▶ _Description of the task_:
Retype nothing but the lines from the start of the material up to and including the line with "-0.208, -0.175, -0.151]". Pictures don't belong in the copy.

※ ※ ※

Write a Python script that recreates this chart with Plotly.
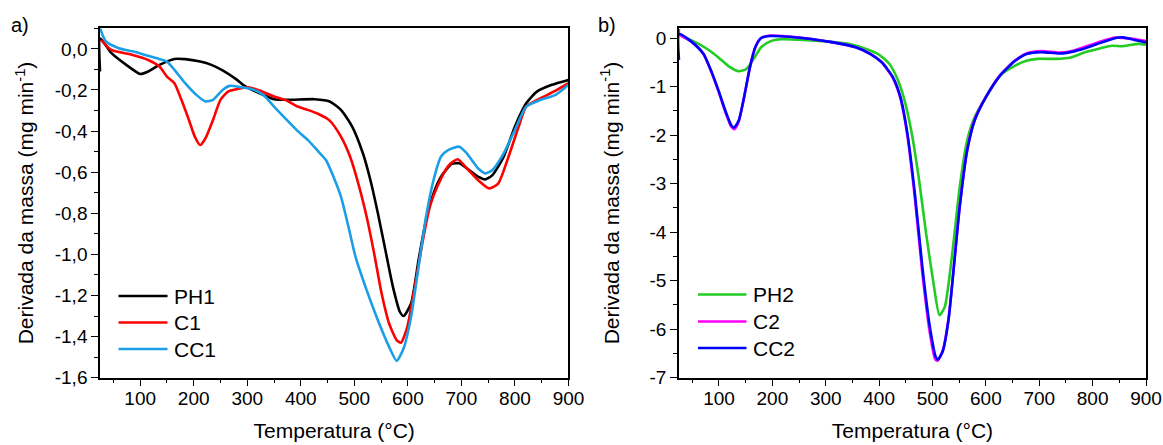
import plotly.graph_objects as go

# ---------------- Panel a data ----------------
t_ph1 = [25, 25.5, 46, 74, 100, 115, 136, 164, 184, 212, 233, 254, 281, 295, 323, 350, 378, 426, 454,
         475, 496, 516, 530, 544, 558, 572, 585, 592, 606, 620, 634, 648, 662, 682, 696, 710, 731, 745,
         758, 779, 800, 821, 841, 869, 900]
v_ph1 = [-0.11, 0.05, -0.02, -0.078, -0.122, -0.11, -0.078, -0.049, -0.05, -0.062, -0.078, -0.105,
         -0.151, -0.18, -0.216, -0.245, -0.248, -0.245, -0.256, -0.297, -0.378, -0.508, -0.638, -0.80,
         -0.979, -1.157, -1.279, -1.30, -1.239, -1.027, -0.833, -0.703, -0.622, -0.56, -0.557, -0.581,
         -0.622, -0.635, -0.614, -0.524, -0.378, -0.265, -0.208, -0.175, -0.151]

t_c1 = [27, 46, 81, 115, 136, 150, 164, 177, 191, 202, 212, 222, 236, 250, 264, 281, 302, 323, 350,
        371, 392, 413, 433, 454, 475, 492, 509, 523, 537, 551, 565, 579, 587, 599, 613, 627, 641, 655,
        676, 693, 710, 731, 752, 769, 786, 807, 821, 848, 876, 900]
v_c1 = [0.044, -0.005, -0.026, -0.054, -0.086, -0.135, -0.167, -0.248, -0.346, -0.427, -0.468, -0.435,
        -0.346, -0.248, -0.208, -0.196, -0.187, -0.203, -0.232, -0.248, -0.278, -0.297, -0.317, -0.349,
        -0.427, -0.524, -0.67, -0.817, -0.995, -1.19, -1.336, -1.417, -1.43, -1.352, -1.157, -0.946,
        -0.768, -0.67, -0.568, -0.537, -0.581, -0.638, -0.679, -0.654, -0.54, -0.378, -0.281, -0.24,
        -0.203, -0.167]

t_cc1 = [25, 36, 60, 88, 115, 136, 150, 164, 184, 205, 222, 236, 254, 267, 288, 309, 330, 350, 371,
         392, 413, 433, 447, 461, 475, 489, 502, 523, 544, 565, 579, 592, 606, 620, 634, 648, 662, 676,
         696, 710, 731, 745, 758, 779, 800, 821, 848, 876, 900]
v_cc1 = [0.10, 0.036, 0.003, -0.013, -0.034, -0.05, -0.062, -0.102, -0.167, -0.224, -0.256, -0.248,
         -0.2, -0.18, -0.187, -0.196, -0.224, -0.281, -0.338, -0.394, -0.443, -0.5, -0.541, -0.622,
         -0.719, -0.865, -1.01, -1.174, -1.32, -1.45, -1.518, -1.458, -1.304, -1.06, -0.816, -0.638,
         -0.524, -0.492, -0.476, -0.508, -0.581, -0.606, -0.589, -0.508, -0.394, -0.281, -0.248,
         -0.224, -0.175]

# ---------------- Panel b data ----------------
t_ph2 = [28, 50, 78, 99, 119, 137, 151, 165, 179, 196, 217, 259, 300, 342, 377, 398, 419, 433, 446,
         460, 474, 488, 502, 513, 523, 537, 551, 565, 579, 600, 627, 655, 676, 697, 732, 759, 787, 815,
         836, 857, 885, 900]
v_ph2 = [0.05, -0.055, -0.226, -0.40, -0.59, -0.685, -0.64, -0.43, -0.19, -0.07, -0.027, -0.04, -0.07,
         -0.12, -0.23, -0.33, -0.53, -0.81, -1.22, -1.9, -2.86, -4.03, -5.06, -5.71, -5.54, -4.44,
         -3.07, -2.11, -1.63, -1.22, -0.77, -0.57, -0.47, -0.43, -0.43, -0.40, -0.29, -0.21, -0.16,
         -0.17, -0.12, -0.14]

t_c2 = [25, 25.5, 50, 71, 85, 99, 113, 123, 129, 137, 147, 158, 168, 179, 196, 231, 273, 314, 356,
        384, 405, 426, 440, 453, 467, 481, 495, 505, 509, 519, 530, 540, 551, 565, 579, 600, 627, 655,
        676, 704, 739, 767, 794, 815, 843, 857, 878, 900]
v_c2 = [0.19, 0.08, -0.09, -0.33, -0.68, -1.10, -1.56, -1.83, -1.88, -1.72, -1.22, -0.6, -0.19, 0.0,
        0.05, 0.03, -0.02, -0.09, -0.19, -0.33, -0.5, -0.83, -1.25, -2.02, -3.30, -4.85, -6.08, -6.62,
        -6.65, -6.45, -5.78, -4.70, -3.46, -2.30, -1.68, -1.21, -0.76, -0.46, -0.32, -0.27, -0.30,
        -0.25, -0.15, -0.07, 0.01, 0.0, -0.02, -0.06]

t_cc2 = [25, 25.5, 50, 71, 85, 99, 113, 123, 128, 137, 147, 158, 168, 179, 196, 231, 273, 314, 356,
         384, 405, 426, 440, 453, 467, 481, 495, 506, 510, 519, 530, 540, 551, 565, 579, 600, 627, 655,
         676, 704, 739, 767, 794, 815, 843, 857, 878, 900]
v_cc2 = [-0.45, 0.08, -0.09, -0.33, -0.67, -1.08, -1.53, -1.80, -1.85, -1.70, -1.22, -0.6, -0.19, 0.0,
         0.04, 0.027, -0.02, -0.09, -0.19, -0.33, -0.5, -0.81, -1.22, -1.97, -3.21, -4.72, -5.95,
         -6.57, -6.63, -6.46, -5.81, -4.72, -3.48, -2.32, -1.70, -1.22, -0.77, -0.47, -0.33, -0.29,
         -0.32, -0.27, -0.18, -0.10, 0.0, 0.014, -0.04, -0.09]

# ---------------- Names / tick labels ----------------
names_a = ["PH1", "C1", "CC1"]
names_b = ["PH2", "C2", "CC2"]
colors_a = ["#000000", "#ff0000", "#1a9fe6"]
colors_b = ["#22cc22", "#ff00ff", "#0000ff"]

x_ticks = [100, 200, 300, 400, 500, 600, 700, 800, 900]
x_ticktext = ["100", "200", "300", "400", "500", "600", "700", "800", "900"]
ya_ticks = [0.0, -0.2, -0.4, -0.6, -0.8, -1.0, -1.2, -1.4, -1.6]
ya_ticktext = ["0,0", "-0,2", "-0,4", "-0,6", "-0,8", "-1,0", "-1,2", "-1,4", "-1,6"]
yb_ticks = [0, -1, -2, -3, -4, -5, -6, -7]
yb_ticktext = ["0", "-1", "-2", "-3", "-4", "-5", "-6", "-7"]

FONT = "Arial, Liberation Sans, sans-serif"
LW = 2.6
W, H = 1163, 445

fig = go.Figure()

series_a = [(t_ph1, v_ph1), (t_c1, v_c1), (t_cc1, v_cc1)]
series_b = [(t_ph2, v_ph2), (t_c2, v_c2), (t_cc2, v_cc2)]

for (t, v), n, c in zip(series_a, names_a, colors_a):
    fig.add_trace(go.Scatter(x=t, y=v, name=n, mode="lines",
                             line=dict(color=c, width=LW, shape="spline", smoothing=0.6),
                             xaxis="x", yaxis="y"))
for (t, v), n, c in zip(series_b, names_b, colors_b):
    fig.add_trace(go.Scatter(x=t, y=v, name=n, mode="lines",
                             line=dict(color=c, width=LW, shape="spline", smoothing=0.6),
                             xaxis="x2", yaxis="y2"))

axis_common = dict(showline=True, linecolor="black", linewidth=1.5, mirror=True,
                   ticks="outside", ticklen=7, tickwidth=1.3, tickcolor="black",
                   showgrid=False, zeroline=False, automargin=False,
                   tickfont=dict(family=FONT, size=19, color="black"))

xdef = dict(axis_common, tickmode="array", tickvals=x_ticks, ticktext=x_ticktext, range=[25, 900],
            ticklabelstandoff=-4,
            minor=dict(tickmode="linear", tick0=0, dtick=50, ticks="outside", ticklen=4,
                       tickwidth=1.3, tickcolor="black", showgrid=False),
            title=dict(text="Temperatura (°C)", font=dict(family=FONT, size=21, color="black"),
                       standoff=15))

ytitle = "Derivada da massa (mg min<sup>-1</sup>)"

# Manual legends (line sample + label), positioned in paper coordinates
shapes = []
annotations = []
leg_a = dict(x0=118.5, x1=167.5, xt=172, rows=[296, 322.5, 349])
leg_b = dict(x0=698, x1=746.5, xt=751, rows=[294.5, 321.5, 348])
for leg, names, colors in [(leg_a, names_a, colors_a), (leg_b, names_b, colors_b)]:
    for yy, n, c in zip(leg["rows"], names, colors):
        yp = 1 - yy / H
        shapes.append(dict(type="line", xref="paper", yref="paper",
                           x0=leg["x0"] / W, x1=leg["x1"] / W, y0=yp, y1=yp,
                           line=dict(color=c, width=LW)))
        annotations.append(dict(text=n, x=leg["xt"] / W, y=yp, xref="paper", yref="paper",
                                xanchor="left", yanchor="middle", showarrow=False,
                                font=dict(family=FONT, size=21, color="black")))

annotations += [
    dict(text="a)", x=9 / W, y=1 - 25 / H, xref="paper", yref="paper", xanchor="left",
         yanchor="middle", showarrow=False, font=dict(family=FONT, size=20, color="black")),
    dict(text="b)", x=596 / W, y=1 - 25 / H, xref="paper", yref="paper", xanchor="left",
         yanchor="middle", showarrow=False, font=dict(family=FONT, size=20, color="black")),
]

fig.update_layout(
    template="none",
    width=W, height=H,
    margin=dict(l=0, r=0, t=0, b=0, autoexpand=False),
    paper_bgcolor="white", plot_bgcolor="white",
    showlegend=False,
    xaxis=dict(xdef, domain=[0.086, 0.4888], anchor="y"),
    xaxis2=dict(xdef, domain=[0.5838, 0.9854], anchor="y2"),
    yaxis=dict(axis_common, domain=[0.1512, 0.9364], anchor="x", range=[-1.6, 0.1],
               tickmode="array", tickvals=ya_ticks, ticktext=ya_ticktext,
               minor=dict(tickmode="linear", tick0=0, dtick=0.1, ticks="outside", ticklen=4,
                          tickwidth=1.3, tickcolor="black", showgrid=False),
               title=dict(text=ytitle, font=dict(family=FONT, size=21, color="black"),
                          standoff=15)),
    yaxis2=dict(axis_common, domain=[0.1512, 0.9364], anchor="x2", range=[-7, 0.2],
                tickmode="array", tickvals=yb_ticks, ticktext=yb_ticktext,
                minor=dict(tickmode="linear", tick0=0, dtick=0.5, ticks="outside", ticklen=4,
                           tickwidth=1.3, tickcolor="black", showgrid=False),
                title=dict(text=ytitle, font=dict(family=FONT, size=21, color="black"),
                           standoff=24)),
    shapes=shapes,
    annotations=annotations,
)

fig.write_html("out.html")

※ ※ ※

▶ _Solution for this task_:
Write a Python script that recreates this chart with Plotly.
import plotly.graph_objects as go

# ---------------- Panel a data ----------------
t_ph1 = [25, 25.5, 46, 74, 100, 115, 136, 164, 184, 212, 233, 254, 281, 295, 323, 350, 378, 426, 454,
         475, 496, 516, 530, 544, 558, 572, 585, 592, 606, 620, 634, 648, 662, 682, 696, 710, 731, 745,
         758, 779, 800, 821, 841, 869, 900]
v_ph1 = [-0.11, 0.05, -0.02, -0.078, -0.122, -0.11, -0.078, -0.049, -0.05, -0.062, -0.078, -0.105,
         -0.151, -0.18, -0.216, -0.245, -0.248, -0.245, -0.256, -0.297, -0.378, -0.508, -0.638, -0.80,
         -0.979, -1.157, -1.279, -1.30, -1.239, -1.027, -0.833, -0.703, -0.622, -0.56, -0.557, -0.581,
         -0.622, -0.635, -0.614, -0.524, -0.378, -0.265, -0.208, -0.175, -0.151]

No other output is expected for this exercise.